SHORT EXERCISE: Every line that includes the word "chart" is to be listed.
++++ INFORMATION PROVIDED
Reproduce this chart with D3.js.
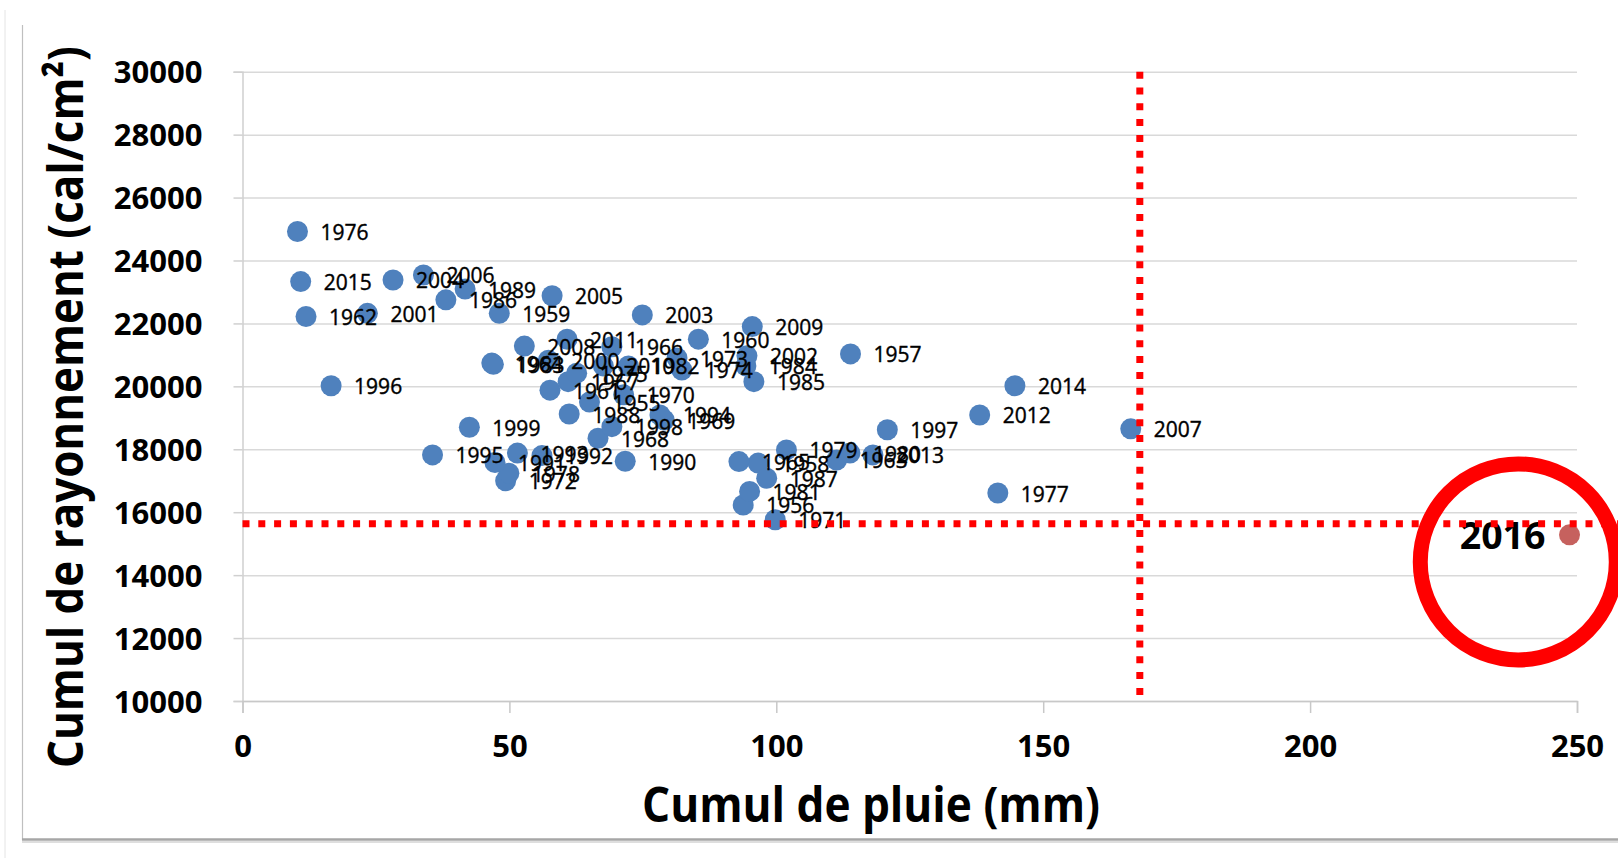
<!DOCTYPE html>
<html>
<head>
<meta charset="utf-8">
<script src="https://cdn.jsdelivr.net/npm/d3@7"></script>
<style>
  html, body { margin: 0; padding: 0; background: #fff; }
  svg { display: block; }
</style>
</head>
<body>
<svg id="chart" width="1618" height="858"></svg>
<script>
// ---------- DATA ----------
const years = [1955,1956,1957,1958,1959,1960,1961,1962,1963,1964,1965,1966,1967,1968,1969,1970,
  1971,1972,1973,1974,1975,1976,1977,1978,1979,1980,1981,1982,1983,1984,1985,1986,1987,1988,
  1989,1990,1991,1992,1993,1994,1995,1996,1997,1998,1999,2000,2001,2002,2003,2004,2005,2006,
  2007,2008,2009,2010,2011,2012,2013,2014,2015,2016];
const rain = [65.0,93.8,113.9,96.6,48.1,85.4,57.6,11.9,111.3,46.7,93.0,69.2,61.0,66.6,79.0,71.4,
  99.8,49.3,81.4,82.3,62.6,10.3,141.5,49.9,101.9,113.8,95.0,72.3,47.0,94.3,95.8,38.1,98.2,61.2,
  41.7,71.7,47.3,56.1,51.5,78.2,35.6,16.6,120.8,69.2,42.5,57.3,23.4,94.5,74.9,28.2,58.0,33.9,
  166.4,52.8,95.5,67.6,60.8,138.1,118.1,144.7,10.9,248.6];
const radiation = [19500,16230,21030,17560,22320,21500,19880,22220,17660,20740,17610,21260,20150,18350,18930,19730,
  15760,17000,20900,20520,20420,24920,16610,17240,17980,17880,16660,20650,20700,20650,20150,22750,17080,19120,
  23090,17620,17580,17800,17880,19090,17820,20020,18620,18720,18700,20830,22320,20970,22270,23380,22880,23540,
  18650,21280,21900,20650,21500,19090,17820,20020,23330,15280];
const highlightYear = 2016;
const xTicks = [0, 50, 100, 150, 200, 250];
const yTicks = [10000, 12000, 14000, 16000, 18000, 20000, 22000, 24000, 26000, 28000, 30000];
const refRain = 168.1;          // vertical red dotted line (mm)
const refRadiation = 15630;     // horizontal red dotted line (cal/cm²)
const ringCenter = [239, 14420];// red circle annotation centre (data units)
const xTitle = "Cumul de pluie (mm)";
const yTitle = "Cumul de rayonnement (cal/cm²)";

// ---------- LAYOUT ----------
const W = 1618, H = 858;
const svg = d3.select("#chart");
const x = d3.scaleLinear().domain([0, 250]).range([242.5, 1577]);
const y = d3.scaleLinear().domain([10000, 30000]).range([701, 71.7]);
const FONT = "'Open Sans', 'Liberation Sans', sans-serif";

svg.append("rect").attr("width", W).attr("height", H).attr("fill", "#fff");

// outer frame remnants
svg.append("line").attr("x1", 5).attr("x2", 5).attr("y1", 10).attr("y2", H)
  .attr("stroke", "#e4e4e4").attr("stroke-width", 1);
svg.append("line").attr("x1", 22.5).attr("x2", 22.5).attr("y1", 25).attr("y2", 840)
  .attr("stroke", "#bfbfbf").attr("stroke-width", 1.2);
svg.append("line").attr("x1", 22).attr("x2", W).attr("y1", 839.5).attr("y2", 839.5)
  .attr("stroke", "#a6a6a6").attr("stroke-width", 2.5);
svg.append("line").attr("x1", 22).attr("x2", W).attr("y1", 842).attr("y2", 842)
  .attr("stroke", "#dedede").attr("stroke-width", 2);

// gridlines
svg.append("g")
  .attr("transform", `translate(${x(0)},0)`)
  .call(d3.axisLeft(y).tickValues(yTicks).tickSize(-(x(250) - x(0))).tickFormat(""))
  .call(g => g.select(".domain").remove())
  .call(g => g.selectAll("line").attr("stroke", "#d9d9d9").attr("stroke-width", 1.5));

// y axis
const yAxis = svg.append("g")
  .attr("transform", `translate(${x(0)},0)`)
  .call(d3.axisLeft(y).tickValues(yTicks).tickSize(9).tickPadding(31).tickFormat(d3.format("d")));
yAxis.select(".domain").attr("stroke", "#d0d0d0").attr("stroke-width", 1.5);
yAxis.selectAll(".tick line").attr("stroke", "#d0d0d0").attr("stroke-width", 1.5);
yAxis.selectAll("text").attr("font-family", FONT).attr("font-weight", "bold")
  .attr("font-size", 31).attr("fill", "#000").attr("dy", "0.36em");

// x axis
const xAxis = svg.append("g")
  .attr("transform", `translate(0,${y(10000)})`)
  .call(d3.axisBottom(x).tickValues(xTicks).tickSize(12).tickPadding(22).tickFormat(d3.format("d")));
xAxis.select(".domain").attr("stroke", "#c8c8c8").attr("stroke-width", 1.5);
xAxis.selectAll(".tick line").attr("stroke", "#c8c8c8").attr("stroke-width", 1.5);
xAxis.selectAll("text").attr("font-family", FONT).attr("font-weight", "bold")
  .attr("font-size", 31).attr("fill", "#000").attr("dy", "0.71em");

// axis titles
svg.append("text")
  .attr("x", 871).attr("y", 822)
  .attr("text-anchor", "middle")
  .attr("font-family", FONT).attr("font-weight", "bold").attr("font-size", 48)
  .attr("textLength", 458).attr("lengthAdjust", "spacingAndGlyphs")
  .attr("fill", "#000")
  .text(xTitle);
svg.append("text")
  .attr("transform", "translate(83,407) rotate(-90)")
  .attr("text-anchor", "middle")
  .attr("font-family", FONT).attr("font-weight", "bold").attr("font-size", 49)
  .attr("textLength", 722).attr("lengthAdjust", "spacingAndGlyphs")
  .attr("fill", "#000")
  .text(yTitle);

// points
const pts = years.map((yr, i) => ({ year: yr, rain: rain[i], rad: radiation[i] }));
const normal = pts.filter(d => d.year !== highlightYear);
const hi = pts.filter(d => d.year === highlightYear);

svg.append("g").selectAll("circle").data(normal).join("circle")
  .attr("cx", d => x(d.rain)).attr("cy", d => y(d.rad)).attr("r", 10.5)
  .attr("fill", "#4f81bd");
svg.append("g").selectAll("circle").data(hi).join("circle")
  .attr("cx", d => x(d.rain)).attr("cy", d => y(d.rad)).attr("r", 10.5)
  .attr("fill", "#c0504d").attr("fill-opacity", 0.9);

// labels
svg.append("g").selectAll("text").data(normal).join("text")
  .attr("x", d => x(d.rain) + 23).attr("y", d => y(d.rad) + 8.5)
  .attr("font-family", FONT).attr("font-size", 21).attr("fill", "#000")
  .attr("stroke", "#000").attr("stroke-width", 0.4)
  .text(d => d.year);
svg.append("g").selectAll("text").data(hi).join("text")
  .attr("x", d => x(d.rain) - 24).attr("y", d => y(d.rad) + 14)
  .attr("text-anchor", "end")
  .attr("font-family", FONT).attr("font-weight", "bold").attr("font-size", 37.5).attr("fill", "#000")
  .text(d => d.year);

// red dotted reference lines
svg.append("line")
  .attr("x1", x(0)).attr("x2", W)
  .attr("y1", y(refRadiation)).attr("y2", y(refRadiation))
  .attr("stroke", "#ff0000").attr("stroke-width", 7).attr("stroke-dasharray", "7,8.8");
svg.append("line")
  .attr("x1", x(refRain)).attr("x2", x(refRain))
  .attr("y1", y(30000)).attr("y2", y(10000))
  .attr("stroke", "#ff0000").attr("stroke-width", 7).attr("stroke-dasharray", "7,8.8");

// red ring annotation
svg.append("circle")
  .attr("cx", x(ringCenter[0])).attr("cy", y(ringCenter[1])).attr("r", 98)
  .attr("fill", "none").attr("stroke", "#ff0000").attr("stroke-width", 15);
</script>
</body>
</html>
++++++++
TASK ANSWER:
Reproduce this chart with D3.js.
<svg id="chart" width="1618" height="858"></svg>
const svg = d3.select("#chart");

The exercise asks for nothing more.